US Senior Women’s Open, Chicago GC – 2018. [Photo by Getty Images]
In 1990 she was a member of the inaugural European Solheim Cup Team, and became the only player to participate in the first dozen Solheim Cup matches on either the United States or European side. Davies is the all-time leader in points won in the Solheim Cup, breaking the record of Annika Sörenstam in September 2011, when she won a Saturday four-ball match partnered with Melissa Reid.
In 1994 she was the first golfer, male or female, to win on five different golf tours in one calendar year, US, Europe, Asia, Japan and Australia, and became the first European player to be ranked unofficial number one in the world.

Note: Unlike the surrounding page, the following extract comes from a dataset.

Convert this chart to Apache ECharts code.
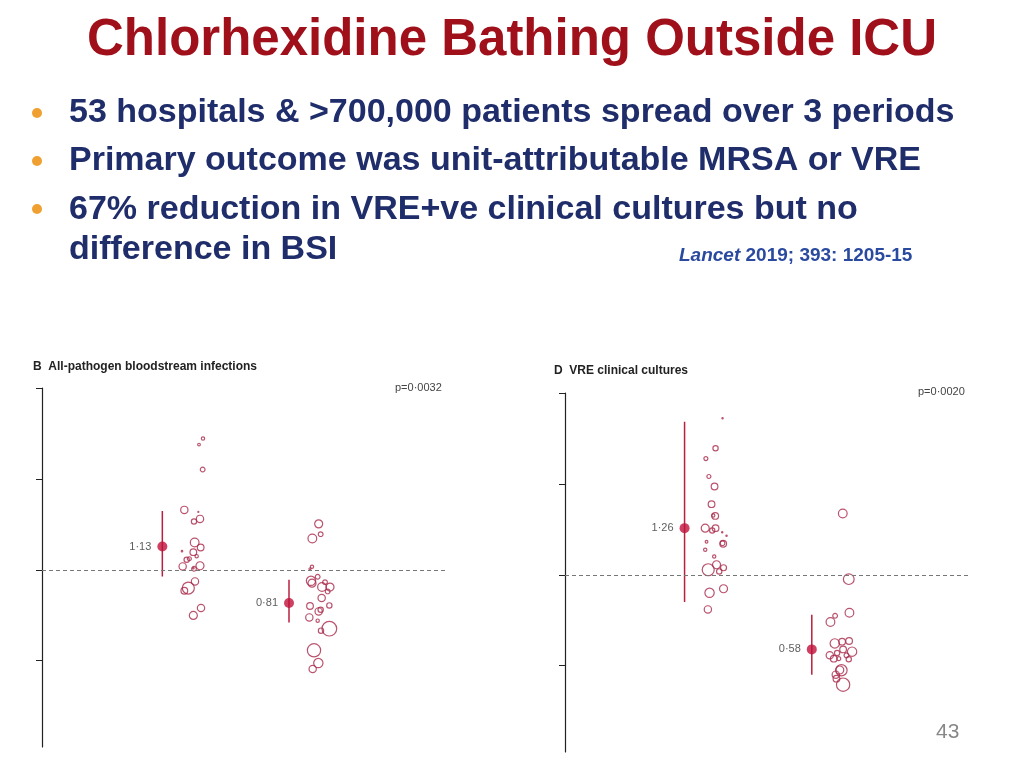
<!DOCTYPE html>
<html><head><meta charset="utf-8">
<script src="https://cdn.jsdelivr.net/npm/echarts@6/dist/echarts.min.js"></script>
<style>html,body{margin:0;padding:0;background:#fff}#c{width:1024px;height:768px}</style>
</head><body><div id="c"></div>
<script>
// Panel B: All-pathogen bloodstream infections  [x, y(log units, 0 = ratio 1), circle diameter px]
const bPre = [[519,1.443,3.3],[507,1.377,2.7],[518,1.103,4.7],[463,0.659,7.3],[505,0.637,1],[510,0.560,7.3],[492,0.531,5.3],[494,0.300,8.7],[512,0.245,6.7],[456,0.205,1.5],[490,0.194,6.7],[470,0.110,5.3],[478,0.121,4],[500,0.150,3.3],[458,0.037,7.3],[510,0.044,8],[492,0.011,4.7],[490,0.018,1.5],[495,-0.128,7.3],[475,-0.201,12],[463,-0.231,6.7],[513,-0.421,7.3],[490,-0.502,8]];
const bPost = [[866,0.505,8],[872,0.392,4.7],[847,0.344,8.7],[846,0.033,3.3],[840,0.011,2],[843,-0.121,9.3],[863,-0.077,4.7],[846,-0.147,8],[885,-0.136,4.7],[876,-0.190,8.7],[900,-0.190,8],[893,-0.238,4.7],[875,-0.311,7.3],[840,-0.399,6.7],[898,-0.392,5.3],[866,-0.458,7.3],[872,-0.440,5.3],[838,-0.524,7.3],[863,-0.560,3.3],[898,-0.648,14.7],[873,-0.670,5.3],[852,-0.886,13.3],[865,-1.026,9.3],[848,-1.092,7.3]];
const bEst = [[397,0.256,'1·13'],[777,-0.366,'0·81']];
const bCI = [[397,0.648,-0.073],[777,-0.110,-0.579]];
// Panel D: VRE clinical cultures
const dPre = [[518,1.722,1.3],[497,1.392,5.3],[468,1.278,4],[477,1.081,4],[494,0.971,6.7],[485,0.777,6.7],[496,0.648,6.7],[490,0.652,3.3],[466,0.513,8],[497,0.513,6.7],[487,0.487,5.3],[517,0.469,1.3],[530,0.429,1.3],[470,0.363,2.7],[520,0.341,6.7],[518,0.348,4.7],[466,0.275,3.3],[493,0.201,3.3],[475,0.055,12],[500,0.110,8],[508,0.037,5.3],[521,0.077,6],[479,-0.198,9.3],[521,-0.154,8],[474,-0.381,7.3]];
const dPost = [[879,0.674,8.7],[897,-0.048,10.7],[899,-0.418,8.7],[856,-0.451,4.7],[842,-0.520,8.7],[855,-0.755,9.3],[877,-0.736,6.7],[898,-0.729,6.7],[907,-0.846,9.3],[880,-0.821,6.7],[862,-0.861,5.3],[840,-0.886,7.3],[852,-0.923,6.7],[890,-0.886,4.7],[897,-0.930,5.3],[867,-0.923,4],[875,-1.051,11.3],[870,-1.048,8],[858,-1.099,7.3],[860,-1.143,6.7],[880,-1.209,13.3]];
const dEst = [[786,-0.821,'0·58'],[404,0.513,'1·26']];
const dCI = [[404,1.685,-0.300],[786,-0.440,-1.099]];
const yTicks = [-1,0,1,2];

const RED='#b8203f', OPEN='#a8284a';
function axes(i,xmin,xmax){
  return {
    x:{gridIndex:i,type:'value',min:xmin,max:xmax,show:false},
    y:{gridIndex:i,type:'value',min:-1.95,max:2,
       axisLine:{show:true,lineStyle:{color:'#222',width:1.2}},
       axisTick:{show:true,customValues:yTicks,length:6,inside:false,lineStyle:{color:'#222'}},
       axisLabel:{show:false},splitLine:{show:false}}
  };
}
const aB=axes(0,36,1245), aD=axes(1,45,1255);
const series=[];
function panel(i,pre,post,est,ci){
  [pre,post].forEach(arr=>series.push({type:'scatter',xAxisIndex:i,yAxisIndex:i,
    data:arr.map(p=>[p[0],p[1],p[2]]),symbolSize:v=>v[2],
    itemStyle:{color:'rgba(0,0,0,0)',borderColor:OPEN,borderWidth:1.2},silent:true,z:3}));
  ci.forEach(c=>series.push({type:'line',xAxisIndex:i,yAxisIndex:i,symbol:'none',
    data:[[c[0],c[1]],[c[0],c[2]]],lineStyle:{color:RED,width:1.5},z:4}));
  series.push({type:'scatter',xAxisIndex:i,yAxisIndex:i,data:est.map(e=>({value:[e[0],e[1]],label:{formatter:e[2]}})),
    symbolSize:10,itemStyle:{color:'#c0103a'},z:5,
    label:{show:true,position:'left',distance:6,color:'#333',fontSize:11,fontFamily:'Liberation Sans'},
    markLine:{symbol:'none',silent:true,label:{show:false},lineStyle:{color:'#777',type:[4,3],width:1},data:[{yAxis:0}]}});
}
panel(0,bPre,bPost,bEst,bCI);
panel(1,dPre,dPost,dEst,dCI);

const navy='#1f2d6b';
const bf='bold 34px "Liberation Sans", Arial';
const sh={textShadowColor:'rgba(0,0,0,0.2)',textShadowOffsetX:1,textShadowOffsetY:1};
const chart=echarts.init(document.getElementById('c'));
chart.setOption({
  animation:false,
  grid:[{left:42,right:579,top:388,bottom:21},{left:565,right:56,top:393,bottom:16}],
  xAxis:[aB.x,aD.x], yAxis:[aB.y,aD.y], series,
  graphic:[
    {type:'text',left:'center',top:15,style:{text:'Chlorhexidine Bathing Outside ICU',fill:'#a0101a',font:'bold 51px "Liberation Sans", Arial',textShadowColor:'rgba(0,0,0,0.25)',textShadowOffsetX:2,textShadowOffsetY:2}},
    {type:'circle',shape:{cx:37,cy:113,r:5},style:{fill:'#f0a030'}},
    {type:'circle',shape:{cx:37,cy:161,r:5},style:{fill:'#f0a030'}},
    {type:'circle',shape:{cx:37,cy:209,r:5},style:{fill:'#f0a030'}},
    {type:'text',left:69,top:96,style:Object.assign({text:'53 hospitals & >700,000 patients spread over 3 periods',fill:navy,font:bf},sh)},
    {type:'text',left:69,top:144,style:Object.assign({text:'Primary outcome was unit-attributable MRSA or VRE',fill:navy,font:bf},sh)},
    {type:'text',left:69,top:193,style:Object.assign({text:'67% reduction in VRE+ve clinical cultures but no',fill:navy,font:bf},sh)},
    {type:'text',left:69,top:233,style:Object.assign({text:'difference in BSI',fill:navy,font:bf},sh)},
    {type:'text',left:679,top:246,style:{text:'{i|Lancet} 2019; 393: 1205-15',rich:{i:{fontStyle:'italic',fontWeight:'bold',fontSize:19,fill:'#2a4aa0',fontFamily:'Liberation Sans'}},fill:'#2a4aa0',font:'bold 19px "Liberation Sans", Arial'}},
    {type:'text',left:33,top:361,style:{text:'B  All-pathogen bloodstream infections',fill:'#222',font:'bold 12px "Liberation Sans", Arial'}},
    {type:'text',left:395,top:382,style:{text:'p=0·0032',fill:'#444',font:'11px "Liberation Sans", Arial'}},
    {type:'text',left:554,top:365,style:{text:'D  VRE clinical cultures',fill:'#222',font:'bold 12px "Liberation Sans", Arial'}},
    {type:'text',left:918,top:386,style:{text:'p=0·0020',fill:'#444',font:'11px "Liberation Sans", Arial'}},
    {type:'text',left:936,top:722,style:{text:'43',fill:'#888',font:'21px "Liberation Sans", Arial'}}
  ]
});
</script></body></html>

She was named the Sports Journalists’ Association Sportswoman of the Year 1995 and 1996 .
In 2004 Davies was the first woman to compete in the men’s European Tour, entering the ANZ Championship in Sydney, Australia, but failed to make the cut and finished second to last.
Davies was the first woman to compete in a European Senior Tour event, when she appeared in the 2018 Shipco Masters in Denmark, playing from the same tees as her male opponents.
Davies was appointed Member of the Order of the British Empire [MBE] in 1988, Commander of the Order of the British Empire [CBE] in 2000, and Dame Commander of the Order of the British Empire [DBE] in the 2014 list of Birthday Honours, all for services to golf.
Buckingham Palace – 2014. [Photo by Getty Images]
In February 2015, Davies was announced as one of the first female members of the Royal and Ancient Golf Club of St Andrews.
Davies enjoys all sports, an ardent football fan, and avid supporter of Liverpool FC.
Laura Davies with England & Liverpool footballer Steven Gerrard – 2010. [Photo by Getty Images]
Having formerly been a bookmaker’s assistant, Laura has always had an interest in gambling, which eventually led to her becoming a racehorse owner.
In 2006 Davies completed a 56-mile charity walk along the Great Wall of China to raise funds for Great Ormond Street Hospital.
In 1997, 33-year-old Davies signed a four-year contract worth $1 as part of a publicity stunt for newly established American soccer team Myrtle Beach Seadawgs in the USISL D-3 Pro League. She played in one league game for the club, a six-minute cameo in a 4-1 loss against New Jersey Imperials in April 1997, in which the future US national soccer international Tim Howard made his away debut. Howard wrote in his book that the Seadawgs had offered a bonus of $500 to any player who could assist Davies score a goal.